--- START ---
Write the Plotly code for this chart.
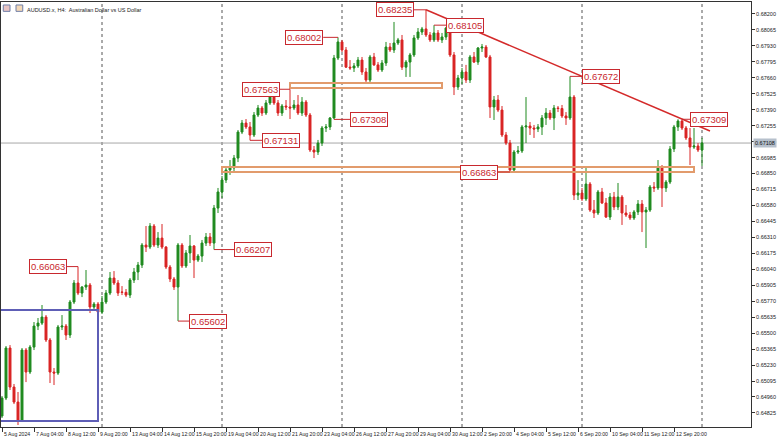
import plotly.graph_objects as go

# ---------------- data (AUDUSD.x, H4) ----------------
opens = [0.64799,0.64951,0.65374,0.65044,0.64917,0.64765,0.65357,0.65171,0.65382,0.65560,
0.65585,0.65636,0.65442,0.65171,0.65162,0.65552,0.65560,0.65484,0.65763,0.65924,
0.65839,0.65890,0.65907,0.65721,0.65746,0.65678,0.65763,0.65839,0.65966,0.65924,
0.65848,0.65845,0.65822,0.65949,0.66017,0.66076,0.66245,0.66228,0.66406,0.66245,
0.66304,0.66228,0.66059,0.65958,0.65890,0.66245,0.66068,0.66178,0.66237,0.66118,
0.66152,0.66262,0.66313,0.66262,0.66558,0.66694,0.66795,0.66880,0.66897,0.66981,
0.67201,0.67277,0.67244,0.67176,0.67345,0.67404,0.67362,0.67447,0.67497,0.67447,
0.67362,0.67421,0.67413,0.67404,0.67430,0.67362,0.67455,0.67345,0.67049,0.67032,
0.67108,0.67235,0.67244,0.67320,0.67827,0.67963,0.67895,0.67750,0.67743,0.67760,
0.67810,0.67709,0.67641,0.67836,0.67769,0.67726,0.67785,0.67920,0.67895,0.67954,
0.67980,0.67750,0.67793,0.67853,0.67997,0.68047,0.68073,0.68022,0.67980,0.68039,
0.67980,0.68005,0.68081,0.67853,0.67582,0.67658,0.67709,0.67641,0.67836,0.67793,
0.67912,0.67920,0.67836,0.67413,0.67472,0.67387,0.67176,0.67108,0.66880,0.67032,
0.67041,0.67244,0.67252,0.67235,0.67227,0.67244,0.67320,0.67362,0.67320,0.67404,
0.67400,0.67337,0.67320,0.67497,0.66668,0.66685,0.66635,0.66761,0.66541,0.66516,
0.66694,0.66601,0.66482,0.66651,0.66567,0.66651,0.66516,0.66499,0.66474,0.66525,
0.66592,0.66525,0.66541,0.66736,0.66728,0.66905,0.66728,0.66778,0.67058,0.67244,
0.67294,0.67235,0.67151,0.67074,0.67083,0.67049]
highs = [0.64968,0.65391,0.65399,0.65070,0.65002,0.65374,0.65374,0.65399,0.65594,0.65628,
0.65738,0.65653,0.65459,0.65205,0.65569,0.65653,0.65577,0.65780,0.65949,0.66063,
0.65898,0.66034,0.65924,0.65763,0.65763,0.65814,0.65865,0.66017,0.66025,0.65949,
0.65898,0.65873,0.65966,0.66051,0.66102,0.66262,0.66406,0.66431,0.66423,0.66355,
0.66423,0.66237,0.66076,0.65975,0.66262,0.66262,0.66203,0.66330,0.66245,0.66169,
0.66288,0.66347,0.66347,0.66584,0.66728,0.66829,0.66905,0.66964,0.67007,0.67218,
0.67303,0.67311,0.67286,0.67370,0.67430,0.67421,0.67472,0.67514,0.67514,0.67472,
0.67438,0.67472,0.67563,0.67472,0.67514,0.67497,0.67472,0.67362,0.67083,0.67134,
0.67252,0.67269,0.67328,0.67853,0.68002,0.67980,0.67920,0.67810,0.67785,0.67836,
0.67836,0.67743,0.67853,0.67870,0.67793,0.67810,0.67963,0.67954,0.68132,0.67997,
0.68022,0.67810,0.67870,0.68022,0.68081,0.68090,0.68235,0.68047,0.68105,0.68064,
0.68039,0.68090,0.68090,0.67878,0.67684,0.67743,0.67769,0.67853,0.67878,0.67920,
0.67946,0.67937,0.67853,0.67506,0.67514,0.67421,0.67201,0.67134,0.67049,0.67083,
0.67261,0.67497,0.67286,0.67261,0.67269,0.67345,0.67404,0.67387,0.67430,0.67421,
0.67430,0.67370,0.67672,0.67514,0.66795,0.66728,0.66897,0.66778,0.66626,0.66711,
0.66728,0.66643,0.66685,0.66694,0.66770,0.66668,0.66584,0.66525,0.66541,0.66626,
0.66626,0.66567,0.66753,0.66778,0.66964,0.66922,0.66795,0.67083,0.67261,0.67309,
0.67309,0.67252,0.67235,0.67235,0.67108,0.67151]
lows = [0.64782,0.64934,0.65019,0.64900,0.64723,0.64748,0.65086,0.65154,0.65357,0.65526,
0.65569,0.65425,0.65078,0.65061,0.65146,0.65526,0.65442,0.65459,0.65746,0.65822,
0.65805,0.65865,0.65670,0.65704,0.65662,0.65662,0.65746,0.65822,0.65907,0.65814,
0.65822,0.65805,0.65797,0.65924,0.65949,0.66051,0.66186,0.66211,0.66228,0.66220,
0.66211,0.66042,0.65932,0.65865,0.65602,0.66051,0.66051,0.66093,0.65966,0.66102,
0.66102,0.66237,0.66237,0.66207,0.66516,0.66643,0.66770,0.66838,0.66863,0.66947,
0.67184,0.67227,0.67131,0.67159,0.67328,0.67337,0.67345,0.67430,0.67430,0.67337,
0.67337,0.67387,0.67311,0.67387,0.67345,0.67337,0.67328,0.67032,0.66981,0.67007,
0.67083,0.67201,0.67218,0.67308,0.67810,0.67878,0.67743,0.67726,0.67709,0.67743,
0.67684,0.67616,0.67624,0.67760,0.67709,0.67709,0.67760,0.67878,0.67870,0.67937,
0.67726,0.67667,0.67667,0.67836,0.67980,0.68022,0.68005,0.67963,0.67963,0.67963,
0.67954,0.67980,0.67836,0.67514,0.67557,0.67607,0.67616,0.67616,0.67785,0.67769,
0.67878,0.67827,0.67320,0.67303,0.67370,0.67159,0.67091,0.66863,0.66863,0.67015,
0.67024,0.67108,0.67176,0.67151,0.67201,0.67176,0.67261,0.67303,0.67218,0.67370,
0.67320,0.67261,0.67303,0.66626,0.66626,0.66618,0.66618,0.66525,0.66474,0.66499,
0.66592,0.66474,0.66457,0.66541,0.66541,0.66415,0.66482,0.66457,0.66457,0.66499,
0.66355,0.66220,0.66525,0.66694,0.66711,0.66567,0.66694,0.66761,0.67032,0.67210,
0.67218,0.67134,0.66922,0.67058,0.67032,0.66914]
closes = [0.64951,0.65374,0.65044,0.64917,0.64765,0.65357,0.65171,0.65382,0.65560,0.65585,
0.65636,0.65442,0.65171,0.65162,0.65552,0.65560,0.65484,0.65763,0.65924,0.65839,
0.65890,0.65907,0.65721,0.65746,0.65678,0.65763,0.65839,0.65966,0.65924,0.65839,
0.65845,0.65822,0.65949,0.66017,0.66076,0.66245,0.66228,0.66406,0.66245,0.66304,
0.66228,0.66059,0.65958,0.65890,0.66245,0.66068,0.66178,0.66237,0.66118,0.66152,
0.66262,0.66313,0.66262,0.66558,0.66694,0.66795,0.66880,0.66897,0.66981,0.67201,
0.67277,0.67244,0.67176,0.67345,0.67404,0.67362,0.67447,0.67497,0.67447,0.67362,
0.67421,0.67413,0.67404,0.67430,0.67362,0.67455,0.67345,0.67049,0.67032,0.67108,
0.67235,0.67244,0.67320,0.67827,0.67963,0.67895,0.67750,0.67743,0.67760,0.67810,
0.67709,0.67641,0.67836,0.67769,0.67726,0.67785,0.67920,0.67895,0.67954,0.67980,
0.67750,0.67793,0.67853,0.67997,0.68047,0.68073,0.68022,0.67980,0.68039,0.67980,
0.68005,0.68081,0.67853,0.67582,0.67658,0.67709,0.67641,0.67836,0.67793,0.67912,
0.67920,0.67836,0.67413,0.67472,0.67387,0.67176,0.67108,0.66880,0.67032,0.67041,
0.67244,0.67252,0.67235,0.67227,0.67244,0.67320,0.67362,0.67320,0.67404,0.67400,
0.67337,0.67320,0.67497,0.66668,0.66685,0.66635,0.66761,0.66541,0.66516,0.66694,
0.66601,0.66482,0.66651,0.66567,0.66651,0.66516,0.66499,0.66474,0.66525,0.66592,
0.66525,0.66541,0.66736,0.66728,0.66905,0.66728,0.66778,0.67058,0.67244,0.67294,
0.67235,0.67151,0.67074,0.67083,0.67049,0.67108]

x_tick_labels = ["5 Aug 2024", "7 Aug 04:00", "8 Aug 12:00", "9 Aug 20:00", "13 Aug 04:00",
                 "14 Aug 12:00", "15 Aug 20:00", "19 Aug 04:00", "20 Aug 12:00", "21 Aug 20:00",
                 "23 Aug 04:00", "26 Aug 12:00", "27 Aug 20:00", "29 Aug 04:00", "30 Aug 12:00",
                 "2 Sep 20:00", "4 Sep 04:00", "5 Sep 12:00", "6 Sep 20:00", "10 Sep 04:00",
                 "11 Sep 12:00", "12 Sep 20:00"]
y_tick_labels = ["0.64825", "0.64960", "0.65095", "0.65230", "0.65365", "0.65500", "0.65635",
                 "0.65770", "0.65905", "0.66040", "0.66175", "0.66310", "0.66445", "0.66580",
                 "0.66715", "0.66850", "0.66985", "0.67120", "0.67255", "0.67390", "0.67525",
                 "0.67660", "0.67795", "0.67930", "0.68065", "0.68200"]
week_starts = [25, 55, 85, 115, 145, 175]          # bar index of each Monday 00:00

# marked swing points: (bar index, 'high'/'low', side of label, leader length in bars)
swing_marks = [(106, "high", "left", 3), (108, "high", "right", 3), (84, "high", "left", 3.7),
               (72, "high", "left", 2.5), (62, "low", "right", 3), (83, "low", "right", 4),
               (142, "high", "right", 3), (170, "high", "right", 2), (127, "low", "left", 3),
               (53, "low", "right", 5), (44, "low", "right", 2.8), (19, "high", "left", 2.8)]

# drawn objects (data coordinates)
blue_box = dict(x0=-0.5, x1=24, y0=0.64756, y1=0.65695)
orange_boxes = [dict(x0=72, x1=110, y0=0.67574, y1=0.67616),
                dict(x0=55, x1=173, y0=0.66863, y1=0.66905)]
trend_line = dict(x0=106, y0=0.68235, x1=177, y1=0.67210)

# ---------------- figure ----------------
idx = list(range(len(opens)))
bull, bear = "#1F8A1F", "#D92424"
lab_red = "#C8282E"

fig = go.Figure(go.Candlestick(
    x=idx, open=opens, high=highs, low=lows, close=closes,
    increasing=dict(line=dict(color=bull, width=1), fillcolor=bull),
    decreasing=dict(line=dict(color=bear, width=1), fillcolor=bear),
    whiskerwidth=0, hoverinfo="skip", showlegend=False))

shapes = []
for w in week_starts:
    shapes.append(dict(type="line", xref="x", yref="paper", x0=w, x1=w, y0=0, y1=1,
                       line=dict(color="#555555", width=1, dash="dot"), layer="below"))
last = closes[-1]
shapes.append(dict(type="line", xref="paper", yref="y", x0=0, x1=1, y0=last, y1=last,
                   line=dict(color="#A8A8A8", width=1), layer="below"))
shapes.append(dict(type="rect", xref="x", yref="y", **blue_box,
                   line=dict(color="#5E5EB6", width=2)))
for b in orange_boxes:
    shapes.append(dict(type="rect", xref="x", yref="y", **b,
                       line=dict(color="#E29B6C", width=2)))
shapes.append(dict(type="line", xref="x", yref="y", **trend_line,
                   line=dict(color="#D42A2A", width=1.5)))

annotations = []
for bar, kind, side, ln in swing_marks:
    v = highs[bar] if kind == "high" else lows[bar]
    end = bar - ln if side == "left" else bar + ln
    shapes.append(dict(type="line", xref="x", yref="y", x0=bar, x1=end, y0=v, y1=v,
                       line=dict(color=lab_red, width=1)))
    annotations.append(dict(x=end, y=v, xref="x", yref="y", text=f"{v:.5f}", showarrow=False,
                            xanchor="right" if side == "left" else "left", yanchor="middle",
                            font=dict(family="Liberation Sans, Arial", size=9.5, color=lab_red),
                            bgcolor="white", bordercolor=lab_red, borderwidth=1, borderpad=1))

small = "Liberation Sans Narrow, Liberation Sans, Arial"
for k, t in enumerate(x_tick_labels):
    annotations.append(dict(x=8 * k, y=0, xref="x", yref="paper", text=t, showarrow=False,
                            xanchor="left", yanchor="top", xshift=0, yshift=-2,
                            font=dict(family=small, size=5.2, color="#222")))

annotations.append(dict(x=1, y=last, xref="paper", yref="y", text=f"{last:.5f}", showarrow=False,
                        xanchor="left", yanchor="middle", xshift=2,
                        font=dict(family=small, size=5.5, color="#111"),
                        bgcolor="#B6C0CC", borderpad=1))
annotations.append(dict(x=0.032, y=0.992, xref="paper", yref="paper",
                        text="AUDUSD.x, H4:  Australian Dollar vs US Dollar", showarrow=False,
                        xanchor="left", yanchor="top",
                        font=dict(family=small, size=5.5, color="#222")))
shapes.append(dict(type="rect", xref="paper", yref="paper", x0=0.003, x1=0.012, y0=0.978, y1=0.993,
                   line=dict(color="#6F7FA8", width=1), fillcolor="#E8C4C4"))
shapes.append(dict(type="rect", xref="paper", yref="paper", x0=0.020, x1=0.029, y0=0.978, y1=0.993,
                   line=dict(color="#6F7FA8", width=1), fillcolor="#F4D9B8"))

fig.update_layout(
    width=778, height=441,
    margin=dict(l=1, r=27, t=2, b=14),
    paper_bgcolor="white", plot_bgcolor="white",
    shapes=shapes, annotations=annotations,
    showlegend=False,
    xaxis=dict(range=[-0.25, 187.25], showgrid=False, zeroline=False, showline=True, mirror=True,
               linecolor="#333", linewidth=1, ticks="outside", ticklen=4, tickcolor="#333",
               tickvals=[8 * k for k in range(len(x_tick_labels))], showticklabels=False,
               rangeslider=dict(visible=False), automargin=False, fixedrange=True),
    yaxis=dict(range=[0.64706, 0.68301], side="right", showgrid=False, zeroline=False,
               showline=True, mirror=True, linecolor="#333", linewidth=1,
               ticks="outside", ticklen=3, tickcolor="#333",
               tickvals=[float(t) for t in y_tick_labels], ticktext=y_tick_labels,
               tickfont=dict(family=small, size=5.5, color="#222"), automargin=False,
               fixedrange=True),
)

fig.write_html("out.html", config={"displayModeBar": False},
               post_script="document.body.style.margin='0';document.body.style.padding='0';")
--- END ---
§ **Task requirements**
Set the lines above down again, word for word, from the first through the one containing "import plotly.graph_objects as go"; pictures excluded.

§ **Full solution**
Write the Plotly code for this chart.
import plotly.graph_objects as go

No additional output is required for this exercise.